Extracted entries:
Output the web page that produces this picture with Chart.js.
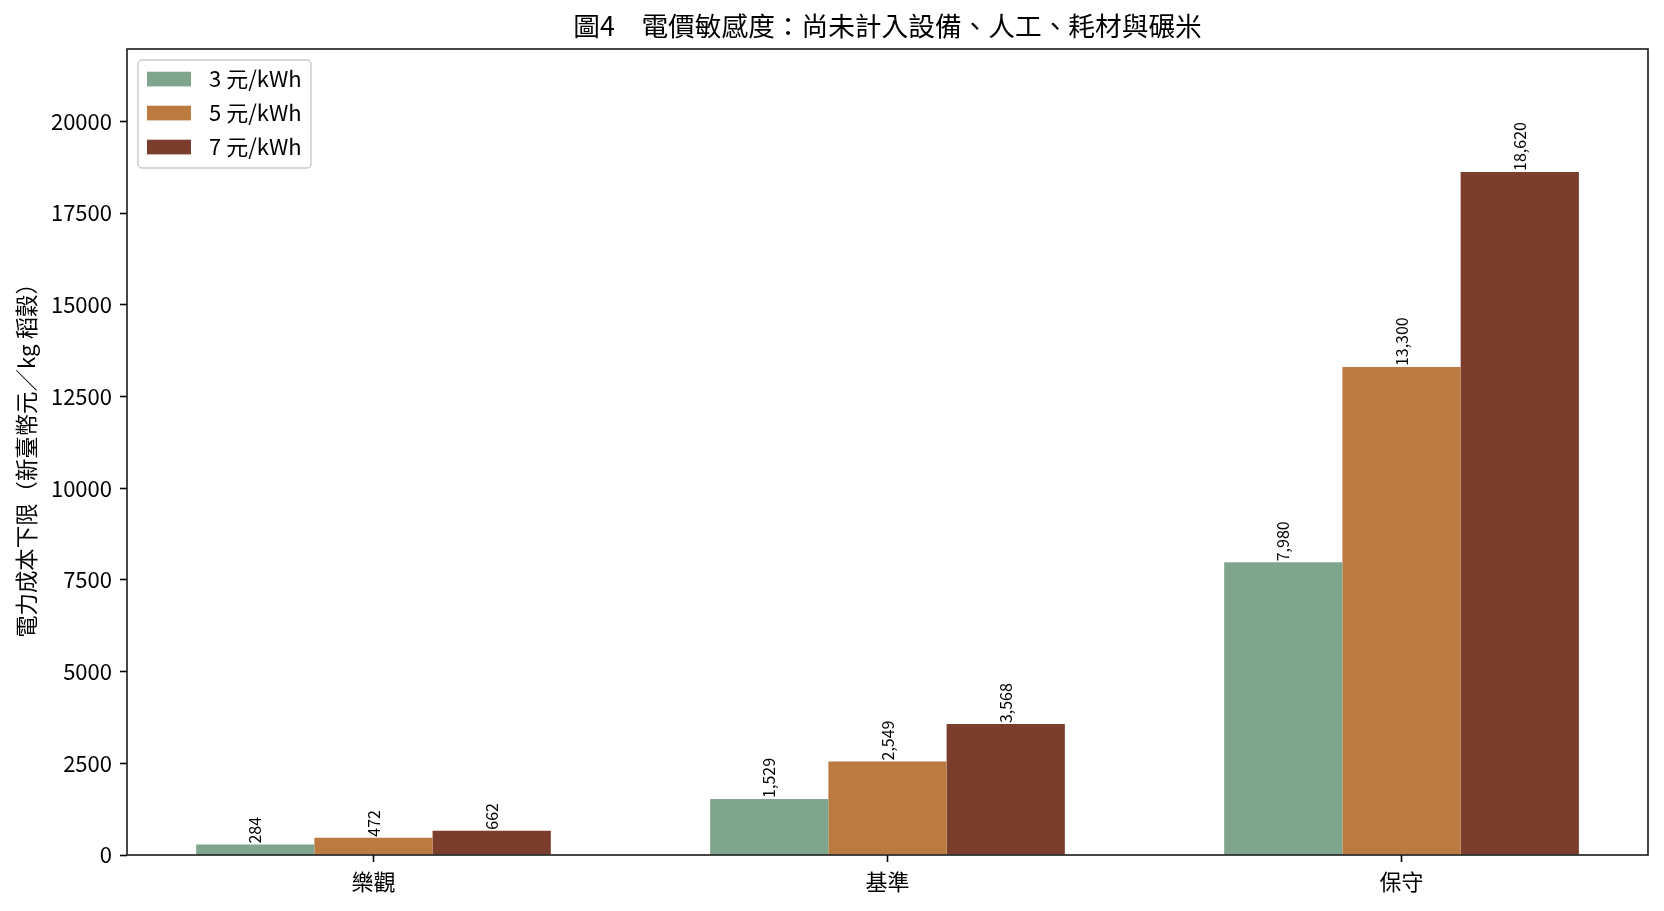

---

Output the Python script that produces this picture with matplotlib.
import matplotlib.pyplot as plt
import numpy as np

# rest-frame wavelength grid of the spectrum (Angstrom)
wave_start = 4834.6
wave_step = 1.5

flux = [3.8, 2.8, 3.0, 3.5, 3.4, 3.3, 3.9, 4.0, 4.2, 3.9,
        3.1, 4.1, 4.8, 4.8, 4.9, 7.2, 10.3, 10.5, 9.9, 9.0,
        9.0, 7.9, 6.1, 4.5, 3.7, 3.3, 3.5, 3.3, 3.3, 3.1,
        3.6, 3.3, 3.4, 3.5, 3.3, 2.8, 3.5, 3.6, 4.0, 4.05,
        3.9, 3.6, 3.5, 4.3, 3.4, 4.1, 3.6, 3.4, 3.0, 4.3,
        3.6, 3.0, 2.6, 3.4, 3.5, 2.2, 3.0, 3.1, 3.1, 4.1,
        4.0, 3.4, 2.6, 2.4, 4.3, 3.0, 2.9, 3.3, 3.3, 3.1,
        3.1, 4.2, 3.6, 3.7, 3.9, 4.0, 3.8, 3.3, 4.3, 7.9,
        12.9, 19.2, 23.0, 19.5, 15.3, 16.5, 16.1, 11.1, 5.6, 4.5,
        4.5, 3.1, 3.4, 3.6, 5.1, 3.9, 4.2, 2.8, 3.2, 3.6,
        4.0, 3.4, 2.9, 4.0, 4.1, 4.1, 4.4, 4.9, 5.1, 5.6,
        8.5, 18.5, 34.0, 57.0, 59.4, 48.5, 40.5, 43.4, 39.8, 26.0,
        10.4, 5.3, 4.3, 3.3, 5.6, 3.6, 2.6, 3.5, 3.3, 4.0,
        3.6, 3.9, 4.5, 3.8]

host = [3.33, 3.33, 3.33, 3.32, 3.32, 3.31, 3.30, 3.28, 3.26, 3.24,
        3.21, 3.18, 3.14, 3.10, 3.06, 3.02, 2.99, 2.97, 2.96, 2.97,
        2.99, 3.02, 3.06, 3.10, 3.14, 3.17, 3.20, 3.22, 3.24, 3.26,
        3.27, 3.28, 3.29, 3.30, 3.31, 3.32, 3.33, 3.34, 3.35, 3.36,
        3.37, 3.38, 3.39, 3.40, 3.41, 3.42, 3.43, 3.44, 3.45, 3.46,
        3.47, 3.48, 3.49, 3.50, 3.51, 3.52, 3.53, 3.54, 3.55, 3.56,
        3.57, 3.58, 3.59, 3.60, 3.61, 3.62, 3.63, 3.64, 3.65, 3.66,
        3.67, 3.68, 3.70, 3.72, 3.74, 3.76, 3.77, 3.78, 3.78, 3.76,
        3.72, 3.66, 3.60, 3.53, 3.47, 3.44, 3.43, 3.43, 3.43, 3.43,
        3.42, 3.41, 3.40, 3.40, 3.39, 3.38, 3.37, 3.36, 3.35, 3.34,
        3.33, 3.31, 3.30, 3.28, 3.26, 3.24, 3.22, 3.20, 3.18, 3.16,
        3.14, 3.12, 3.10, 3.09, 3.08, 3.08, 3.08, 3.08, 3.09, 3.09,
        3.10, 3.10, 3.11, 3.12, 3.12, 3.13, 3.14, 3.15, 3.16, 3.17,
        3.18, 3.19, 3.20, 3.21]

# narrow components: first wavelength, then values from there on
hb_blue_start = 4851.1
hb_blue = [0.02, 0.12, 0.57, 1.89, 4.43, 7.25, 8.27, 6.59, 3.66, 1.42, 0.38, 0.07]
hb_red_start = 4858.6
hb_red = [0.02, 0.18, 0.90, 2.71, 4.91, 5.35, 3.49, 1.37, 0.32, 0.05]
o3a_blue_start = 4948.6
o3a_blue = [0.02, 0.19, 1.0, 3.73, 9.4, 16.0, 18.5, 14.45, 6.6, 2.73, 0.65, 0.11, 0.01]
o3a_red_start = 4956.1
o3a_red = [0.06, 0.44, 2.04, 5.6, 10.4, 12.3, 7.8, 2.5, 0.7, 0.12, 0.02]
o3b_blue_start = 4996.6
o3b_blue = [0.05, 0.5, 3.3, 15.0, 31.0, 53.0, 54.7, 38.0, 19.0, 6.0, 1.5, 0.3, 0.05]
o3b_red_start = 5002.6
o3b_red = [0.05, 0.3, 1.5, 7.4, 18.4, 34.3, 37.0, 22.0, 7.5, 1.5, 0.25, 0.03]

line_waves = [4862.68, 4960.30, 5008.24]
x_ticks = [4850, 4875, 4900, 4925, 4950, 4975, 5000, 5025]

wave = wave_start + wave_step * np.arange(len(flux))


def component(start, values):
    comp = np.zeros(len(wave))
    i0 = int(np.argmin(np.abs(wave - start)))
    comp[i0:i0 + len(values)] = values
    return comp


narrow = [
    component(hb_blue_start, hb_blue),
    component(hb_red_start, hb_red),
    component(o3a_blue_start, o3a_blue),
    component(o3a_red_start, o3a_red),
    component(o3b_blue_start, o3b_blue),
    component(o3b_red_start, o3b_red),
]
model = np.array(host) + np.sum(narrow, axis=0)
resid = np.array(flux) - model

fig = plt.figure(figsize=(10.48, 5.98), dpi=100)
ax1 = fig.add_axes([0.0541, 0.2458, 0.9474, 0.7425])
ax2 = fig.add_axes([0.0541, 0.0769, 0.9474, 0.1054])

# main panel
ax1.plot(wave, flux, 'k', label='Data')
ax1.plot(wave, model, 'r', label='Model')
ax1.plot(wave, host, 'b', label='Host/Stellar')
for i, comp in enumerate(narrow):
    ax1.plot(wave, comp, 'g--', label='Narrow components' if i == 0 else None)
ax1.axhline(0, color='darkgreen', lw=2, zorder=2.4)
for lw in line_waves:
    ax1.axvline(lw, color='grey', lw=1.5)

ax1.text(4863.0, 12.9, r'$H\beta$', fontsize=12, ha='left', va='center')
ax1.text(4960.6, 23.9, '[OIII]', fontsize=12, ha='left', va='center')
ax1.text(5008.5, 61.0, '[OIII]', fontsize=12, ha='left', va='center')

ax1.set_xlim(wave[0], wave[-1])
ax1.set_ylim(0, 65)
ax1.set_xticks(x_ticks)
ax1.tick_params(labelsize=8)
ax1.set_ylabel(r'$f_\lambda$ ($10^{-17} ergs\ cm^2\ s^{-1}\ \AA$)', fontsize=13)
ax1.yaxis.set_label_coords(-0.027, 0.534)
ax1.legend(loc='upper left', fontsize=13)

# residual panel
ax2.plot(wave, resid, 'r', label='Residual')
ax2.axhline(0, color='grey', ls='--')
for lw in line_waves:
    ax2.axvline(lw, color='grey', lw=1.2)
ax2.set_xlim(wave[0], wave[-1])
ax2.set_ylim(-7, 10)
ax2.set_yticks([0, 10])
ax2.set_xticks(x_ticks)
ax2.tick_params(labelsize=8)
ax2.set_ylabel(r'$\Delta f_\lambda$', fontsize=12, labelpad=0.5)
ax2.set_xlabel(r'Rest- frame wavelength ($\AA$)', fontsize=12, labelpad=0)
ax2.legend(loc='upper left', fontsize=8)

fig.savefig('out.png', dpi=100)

Task prompt:
List every line above containing the word "produces".

Answer to the exercise:
Output the web page that produces this picture with Chart.js.
Output the Python script that produces this picture with matplotlib.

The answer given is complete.